> [Job] Copy all lines below containing "this".

> [Source excerpt]
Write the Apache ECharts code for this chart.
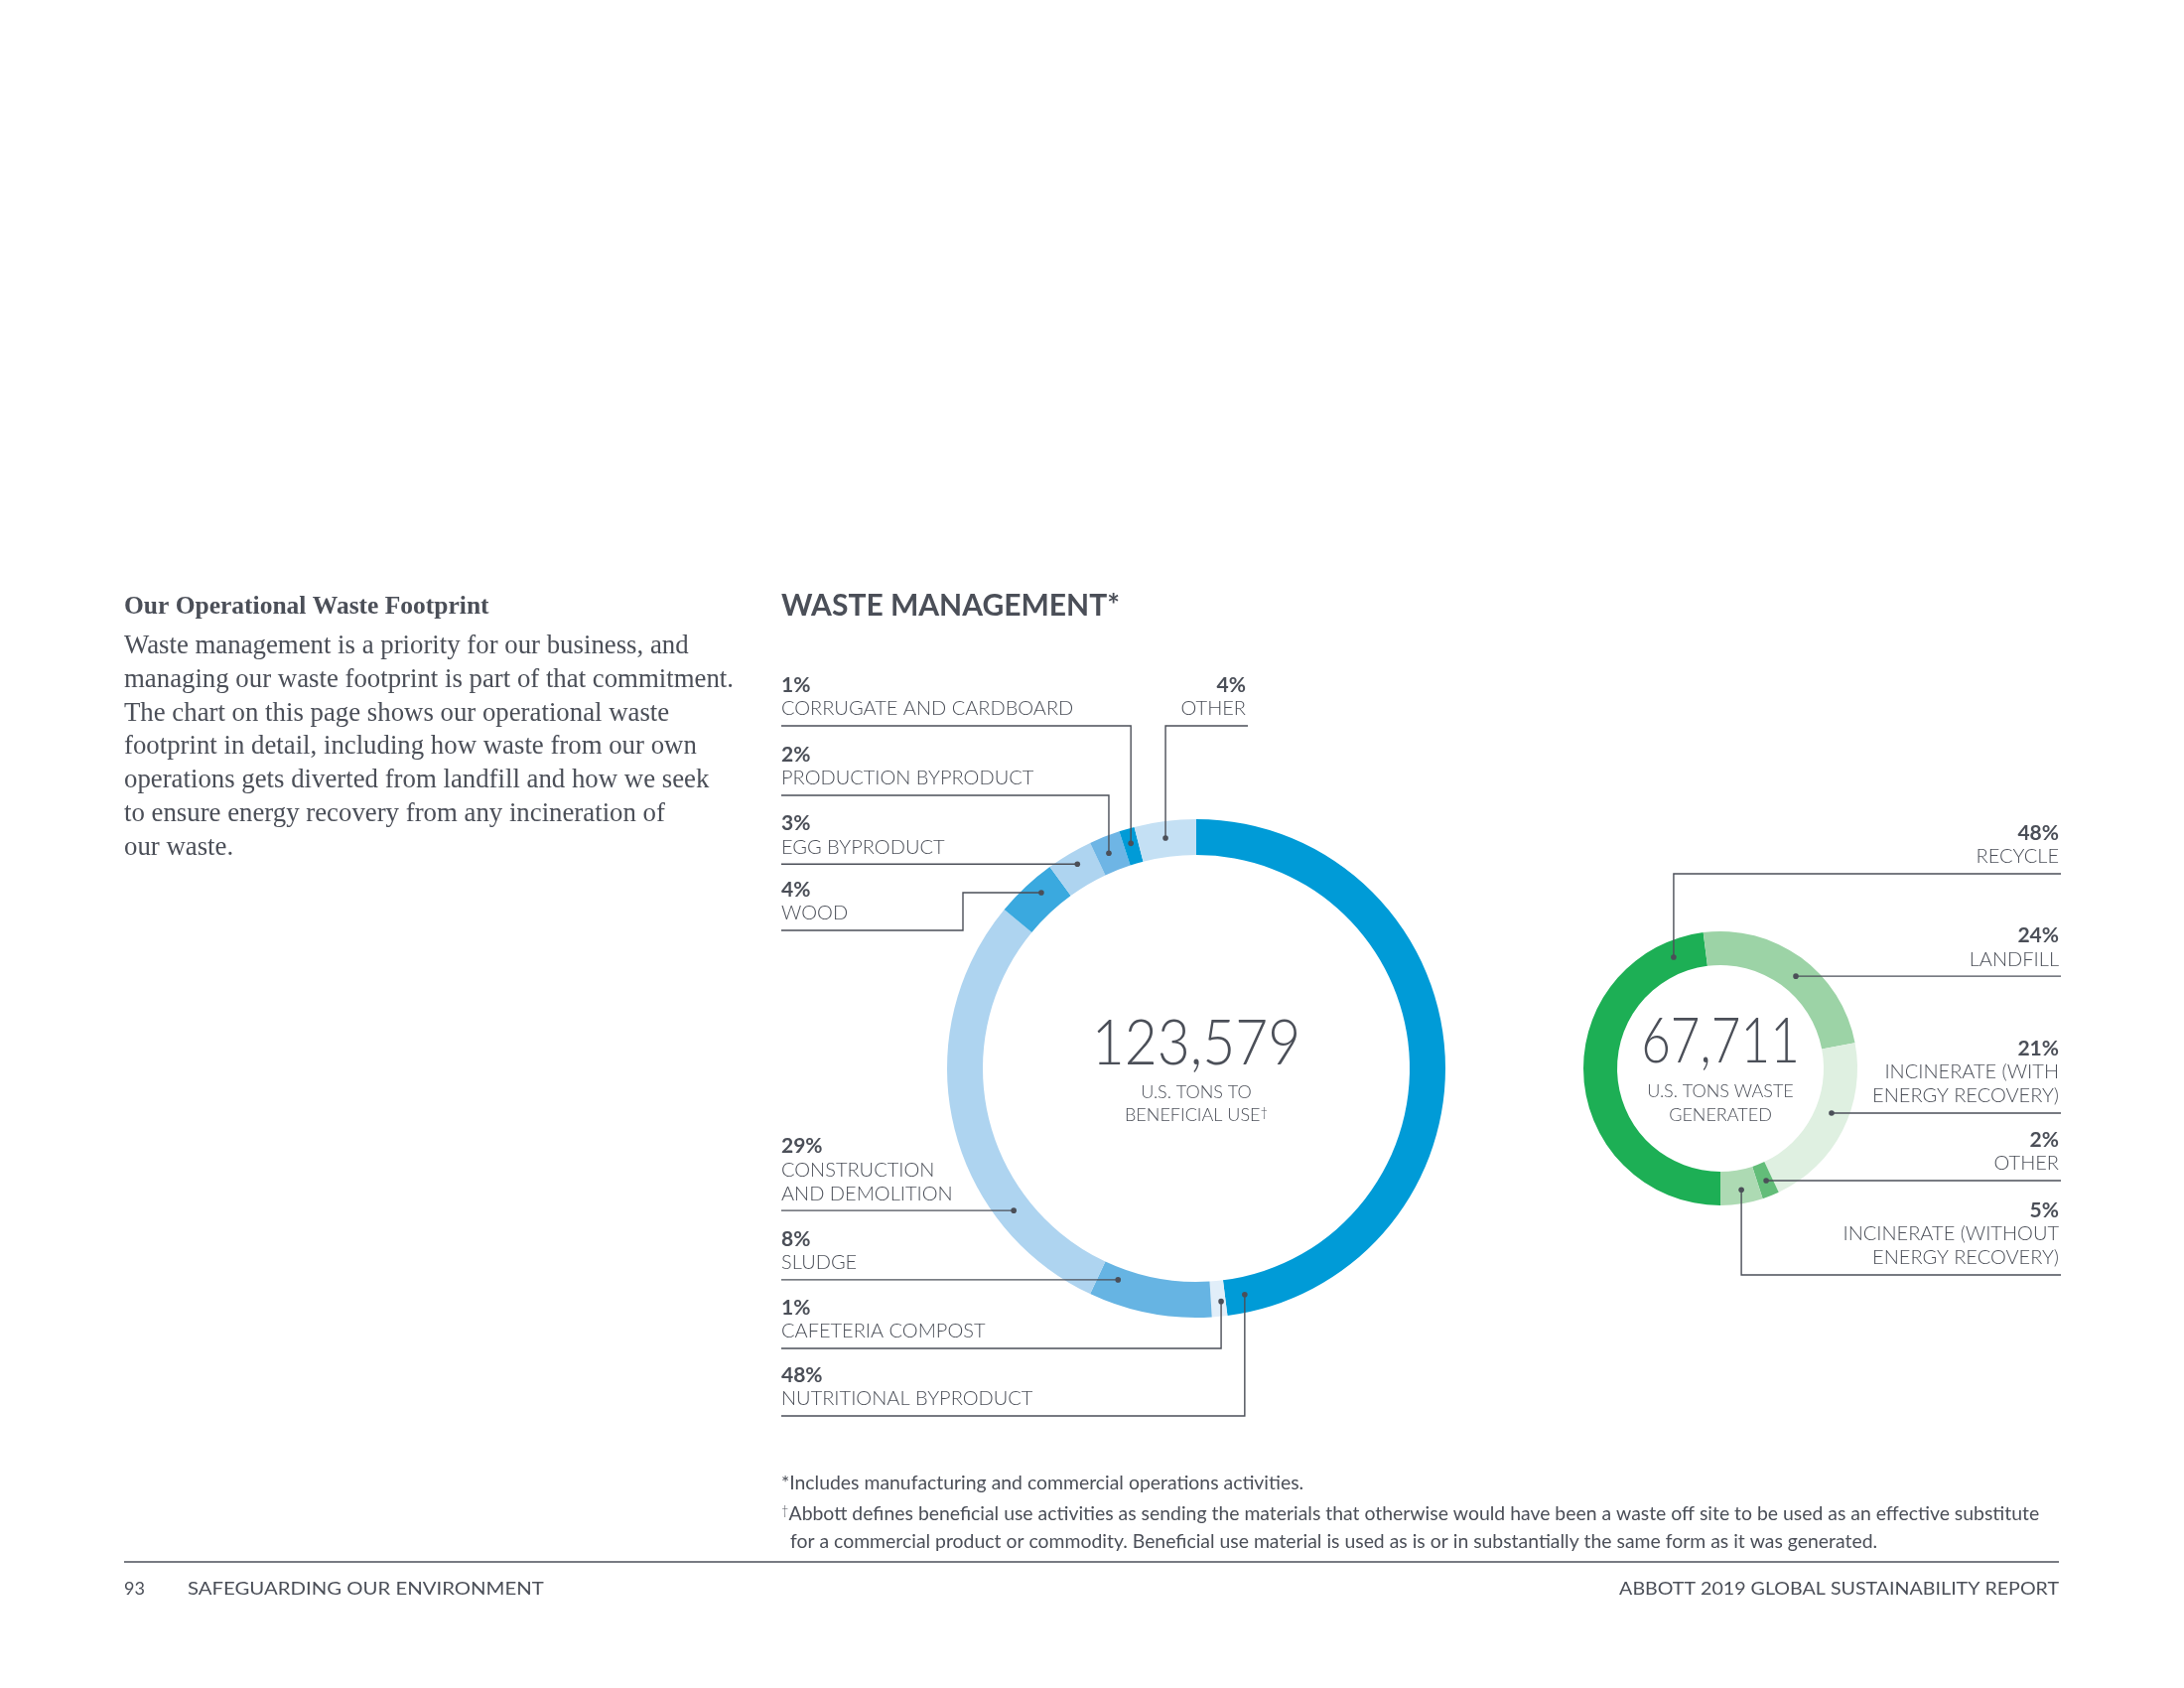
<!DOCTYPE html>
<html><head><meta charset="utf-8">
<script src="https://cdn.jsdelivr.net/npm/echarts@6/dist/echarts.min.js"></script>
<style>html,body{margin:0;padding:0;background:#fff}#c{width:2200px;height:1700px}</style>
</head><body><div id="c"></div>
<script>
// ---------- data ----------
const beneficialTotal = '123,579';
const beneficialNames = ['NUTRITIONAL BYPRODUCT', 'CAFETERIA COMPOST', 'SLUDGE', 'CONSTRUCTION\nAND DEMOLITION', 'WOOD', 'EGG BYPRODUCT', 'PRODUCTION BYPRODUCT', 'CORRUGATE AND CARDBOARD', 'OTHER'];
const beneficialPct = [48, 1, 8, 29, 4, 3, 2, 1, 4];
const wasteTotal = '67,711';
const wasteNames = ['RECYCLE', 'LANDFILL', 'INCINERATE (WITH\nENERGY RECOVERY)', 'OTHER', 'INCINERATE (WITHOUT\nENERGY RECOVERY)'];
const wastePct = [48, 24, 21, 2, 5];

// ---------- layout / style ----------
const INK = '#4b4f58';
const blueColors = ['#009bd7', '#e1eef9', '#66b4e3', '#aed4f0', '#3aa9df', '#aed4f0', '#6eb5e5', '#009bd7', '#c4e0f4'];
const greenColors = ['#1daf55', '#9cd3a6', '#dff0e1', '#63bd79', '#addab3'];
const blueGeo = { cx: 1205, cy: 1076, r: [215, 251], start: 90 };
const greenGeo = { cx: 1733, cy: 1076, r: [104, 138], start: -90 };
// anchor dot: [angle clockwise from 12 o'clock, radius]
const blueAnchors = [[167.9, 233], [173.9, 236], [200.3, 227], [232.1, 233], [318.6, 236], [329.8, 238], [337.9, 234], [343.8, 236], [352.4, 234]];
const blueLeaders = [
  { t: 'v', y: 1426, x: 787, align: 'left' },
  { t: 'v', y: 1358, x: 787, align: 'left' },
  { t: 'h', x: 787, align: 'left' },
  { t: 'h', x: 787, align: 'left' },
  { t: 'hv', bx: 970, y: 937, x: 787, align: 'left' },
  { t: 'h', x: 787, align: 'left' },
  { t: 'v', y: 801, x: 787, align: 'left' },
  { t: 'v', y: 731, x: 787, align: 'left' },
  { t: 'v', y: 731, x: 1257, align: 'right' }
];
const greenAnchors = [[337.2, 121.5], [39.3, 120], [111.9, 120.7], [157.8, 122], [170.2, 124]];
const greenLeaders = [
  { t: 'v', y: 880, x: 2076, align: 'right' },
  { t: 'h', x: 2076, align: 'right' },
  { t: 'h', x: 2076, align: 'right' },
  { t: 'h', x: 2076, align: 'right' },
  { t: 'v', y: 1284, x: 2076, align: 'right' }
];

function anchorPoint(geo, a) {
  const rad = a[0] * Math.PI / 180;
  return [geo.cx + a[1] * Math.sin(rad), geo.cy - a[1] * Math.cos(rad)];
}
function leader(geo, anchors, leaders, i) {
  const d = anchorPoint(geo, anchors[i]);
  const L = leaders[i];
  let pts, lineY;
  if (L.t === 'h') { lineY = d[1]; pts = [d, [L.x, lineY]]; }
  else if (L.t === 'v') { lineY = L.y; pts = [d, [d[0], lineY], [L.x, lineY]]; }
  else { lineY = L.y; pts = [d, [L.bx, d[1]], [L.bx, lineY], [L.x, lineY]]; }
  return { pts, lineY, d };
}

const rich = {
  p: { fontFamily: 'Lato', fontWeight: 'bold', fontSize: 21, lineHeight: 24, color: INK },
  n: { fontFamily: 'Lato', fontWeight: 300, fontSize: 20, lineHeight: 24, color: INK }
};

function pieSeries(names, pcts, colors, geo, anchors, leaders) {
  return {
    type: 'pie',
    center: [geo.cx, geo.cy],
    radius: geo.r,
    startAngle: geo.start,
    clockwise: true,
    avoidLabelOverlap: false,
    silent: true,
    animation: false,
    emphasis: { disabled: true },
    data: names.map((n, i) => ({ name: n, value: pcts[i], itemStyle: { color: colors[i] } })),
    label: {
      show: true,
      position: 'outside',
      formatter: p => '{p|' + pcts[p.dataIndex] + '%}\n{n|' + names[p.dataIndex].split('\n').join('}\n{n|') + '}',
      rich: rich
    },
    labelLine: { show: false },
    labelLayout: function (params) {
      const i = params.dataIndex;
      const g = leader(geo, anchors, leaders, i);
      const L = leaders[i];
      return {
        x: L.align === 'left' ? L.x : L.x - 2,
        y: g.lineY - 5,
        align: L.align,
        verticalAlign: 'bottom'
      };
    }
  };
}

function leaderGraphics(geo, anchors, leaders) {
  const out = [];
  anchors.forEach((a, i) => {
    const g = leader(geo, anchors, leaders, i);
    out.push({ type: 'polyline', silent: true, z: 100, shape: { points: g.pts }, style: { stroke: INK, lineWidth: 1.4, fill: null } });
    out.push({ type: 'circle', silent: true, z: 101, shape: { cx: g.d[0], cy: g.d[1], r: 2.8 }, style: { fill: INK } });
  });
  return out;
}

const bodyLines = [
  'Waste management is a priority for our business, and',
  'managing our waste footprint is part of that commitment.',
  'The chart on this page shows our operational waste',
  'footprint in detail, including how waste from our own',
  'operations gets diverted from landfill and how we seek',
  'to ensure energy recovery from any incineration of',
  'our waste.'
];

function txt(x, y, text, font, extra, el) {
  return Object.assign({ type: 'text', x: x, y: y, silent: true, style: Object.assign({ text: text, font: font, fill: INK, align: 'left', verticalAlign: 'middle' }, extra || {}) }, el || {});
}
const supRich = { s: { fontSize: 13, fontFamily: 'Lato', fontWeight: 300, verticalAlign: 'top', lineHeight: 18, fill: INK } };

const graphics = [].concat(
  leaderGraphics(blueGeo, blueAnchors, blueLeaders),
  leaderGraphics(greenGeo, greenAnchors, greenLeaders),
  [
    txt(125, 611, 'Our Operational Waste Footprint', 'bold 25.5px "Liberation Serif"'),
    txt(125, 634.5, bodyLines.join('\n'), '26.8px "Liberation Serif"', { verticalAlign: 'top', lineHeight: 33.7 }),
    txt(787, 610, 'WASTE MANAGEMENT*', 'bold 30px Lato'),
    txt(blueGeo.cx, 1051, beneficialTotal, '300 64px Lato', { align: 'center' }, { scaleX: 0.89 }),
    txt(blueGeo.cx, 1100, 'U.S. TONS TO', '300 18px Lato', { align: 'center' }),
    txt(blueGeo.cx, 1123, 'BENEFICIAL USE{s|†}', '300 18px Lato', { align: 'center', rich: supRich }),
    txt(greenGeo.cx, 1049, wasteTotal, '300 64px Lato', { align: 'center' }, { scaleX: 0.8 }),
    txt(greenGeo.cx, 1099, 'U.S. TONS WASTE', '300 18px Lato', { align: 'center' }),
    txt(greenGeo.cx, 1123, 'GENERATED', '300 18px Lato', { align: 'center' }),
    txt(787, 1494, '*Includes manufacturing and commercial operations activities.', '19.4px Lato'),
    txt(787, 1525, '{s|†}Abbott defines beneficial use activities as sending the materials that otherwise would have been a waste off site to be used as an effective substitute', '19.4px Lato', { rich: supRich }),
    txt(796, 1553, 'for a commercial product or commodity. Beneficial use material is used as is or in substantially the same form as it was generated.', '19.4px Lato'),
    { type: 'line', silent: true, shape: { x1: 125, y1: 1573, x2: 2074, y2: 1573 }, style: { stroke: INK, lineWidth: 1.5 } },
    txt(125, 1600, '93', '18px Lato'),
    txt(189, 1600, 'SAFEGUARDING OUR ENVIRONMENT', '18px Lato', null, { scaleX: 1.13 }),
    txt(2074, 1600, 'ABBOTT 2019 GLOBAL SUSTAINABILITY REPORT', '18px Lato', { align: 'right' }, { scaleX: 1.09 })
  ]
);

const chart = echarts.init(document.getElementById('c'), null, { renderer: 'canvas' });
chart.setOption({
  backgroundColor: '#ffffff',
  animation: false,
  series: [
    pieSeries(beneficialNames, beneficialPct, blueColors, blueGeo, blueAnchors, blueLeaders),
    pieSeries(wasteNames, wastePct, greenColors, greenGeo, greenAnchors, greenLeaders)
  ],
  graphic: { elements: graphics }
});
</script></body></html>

> [Answer in full]
Write the Apache ECharts code for this chart.
  'The chart on this page shows our operational waste',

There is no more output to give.